Only Early Risers Get Midtown Direct Rail During Summer Work

  • The hitch during Amtrak maintenance is trains arrive by 7 a.m.
  • Mayors who kicked up fuss get some concessions for eight weeks

Some New Jersey Transit morning commuters during the “summer of hell” will be able to head straight to midtown Manhattan -- so long as they relish arriving before 7 a.m.

Beyond that hour, the plan for the Morris-Essex line, the agency’s second-busiest, remains in place for the upcoming eight weeks of maintenance work at New York’s Pennsylvania Station. Riders will be shifted to Hoboken, with their trips extended by as much as 90 minutes a day as they board ferries or Port Authority of New York and New Jersey trains for the final leg.
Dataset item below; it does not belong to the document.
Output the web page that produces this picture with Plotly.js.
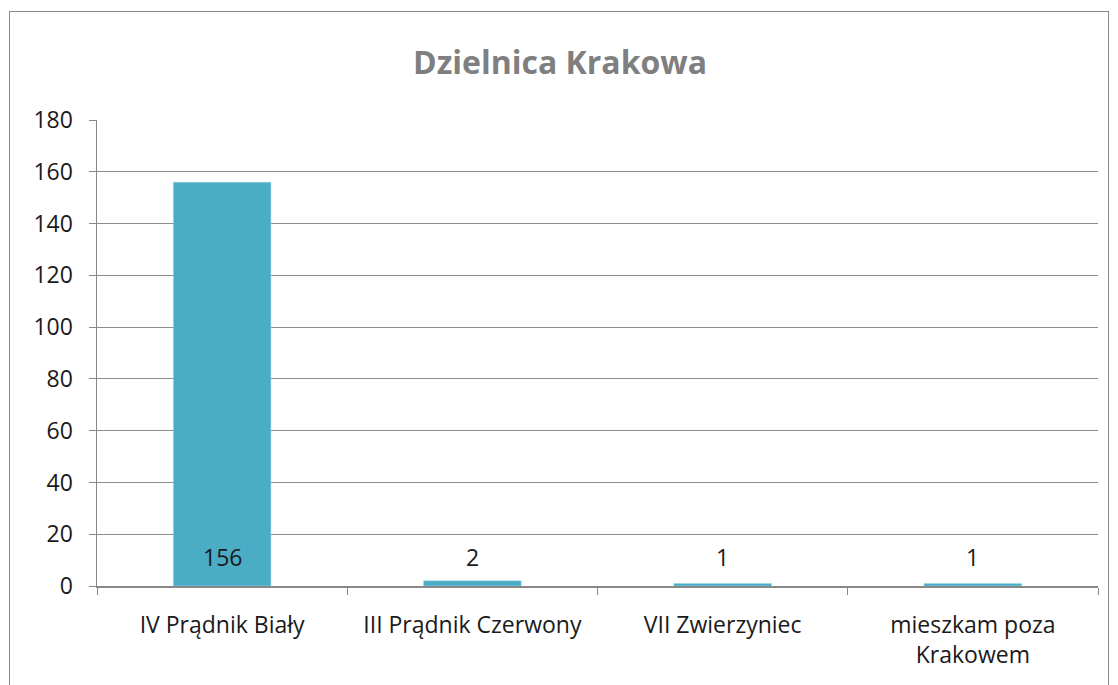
<!DOCTYPE html>
<html><head><meta charset="utf-8">
<script src="https://cdn.plot.ly/plotly-3.0.1.min.js"></script>
<style>
html,body{margin:0;padding:0;background:#fff;overflow:hidden;}
#frame{position:absolute;left:9px;top:11px;width:1100px;height:700px;border:1.5px solid #8a8a8a;box-sizing:border-box;}
#chart{width:1100px;height:700px;}
</style></head>
<body>
<div id="frame"><div id="chart"></div></div>
<script>
const categories = ["IV Prądnik Biały", "III Prądnik Czerwony", "VII Zwierzyniec", "mieszkam poza<br>Krakowem"];
const values = [156, 2, 1, 1];
const valueLabels = ["156", "2", "1", "1"];
const chartTitle = "Dzielnica Krakowa";
const yTicks = [0, 20, 40, 60, 80, 100, 120, 140, 160, 180];

const FONT = "'Open Sans', sans-serif";

const trace = {
  type: 'bar',
  x: categories,
  y: values,
  marker: {color: '#4BACC6', line: {color: '#9fd6e4', width: 0.5}},
  width: 0.39,
  hoverinfo: 'x+y'
};

const annotations = categories.map((c, i) => ({
  x: c, y: 0, xref: 'x', yref: 'y',
  text: valueLabels[i], showarrow: false,
  yanchor: 'bottom', yshift: 11,
  font: {family: FONT, size: 23, color: '#1a1a1a'}
}));

const layout = {
  width: 1100, height: 700,
  margin: {l: 87, r: 12, t: 108, b: 126},
  paper_bgcolor: 'rgba(0,0,0,0)', plot_bgcolor: '#fff',
  title: {text: '<b>' + chartTitle + '</b>', x: 0.5, xanchor: 'center', y: 0.927, yanchor: 'middle',
          font: {family: FONT, size: 32, color: '#7f7f7f'}},
  showlegend: false,
  bargap: 0.61,
  xaxis: {
    type: 'category', tickson: 'boundaries', ticks: 'outside', ticklen: 7, tickcolor: '#888',
    showline: true, linecolor: '#888', linewidth: 1.5, showgrid: false, zeroline: false,
    tickfont: {family: FONT, size: 23, color: '#1a1a1a'}, ticklabelstandoff: 18, fixedrange: true
  },
  yaxis: {
    range: [0, 180], tickvals: yTicks, ticktext: yTicks.map(String),
    ticks: 'outside', ticklen: 7, tickcolor: '#888',
    showline: true, linecolor: '#888', linewidth: 1.5,
    showgrid: true, gridcolor: '#8c8c8c', gridwidth: 1, zeroline: false,
    tickfont: {family: FONT, size: 23, color: '#1a1a1a'}, ticklabelstandoff: 11, fixedrange: true
  },
  annotations: annotations
};

Plotly.newPlot('chart', [trace], layout, {displayModeBar: false, staticPlot: true});
</script>
</body></html>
The schedule change will apply to Morristown, Summit, Maplewood and other towns along the route, where high property values are tied to direct train service to Manhattan. On May 31, local elected officials complained at a legislative hearing in Newark that New Jersey Transit had left them out of planning, and turned them away from headquarters when they tried to discuss alternatives.

“Four M&E trains will now travel directly into New York City,” Maplewood Mayor Vic De Luca posted on Facebook. “All of these trains will arrive in NYC on or before 7 a.m." Additional bus service to New York, from the South Orange station, also will be provided, he wrote.

About 1,800 Morris-Essex daily riders currently are at Penn by 7 a.m., according to Nancy Snyder, a New Jersey Transit spokeswoman. In all, 13,000 Morris-Essex commuters ride during the 7-9 a.m. peak, she said. Adding earlier trains “was always part of the plan,” Snyder said in an email, though it needed clearance from Amtrak.

Amtrak stepped up maintenance at its Penn Station, which it shares with New Jersey Transit and the Long Island Rail Road, after two derailments in March and April. Eight weeks of work in July and August will cause what New York Governor Andrew Cuomo called a “summer of hell” for commuters.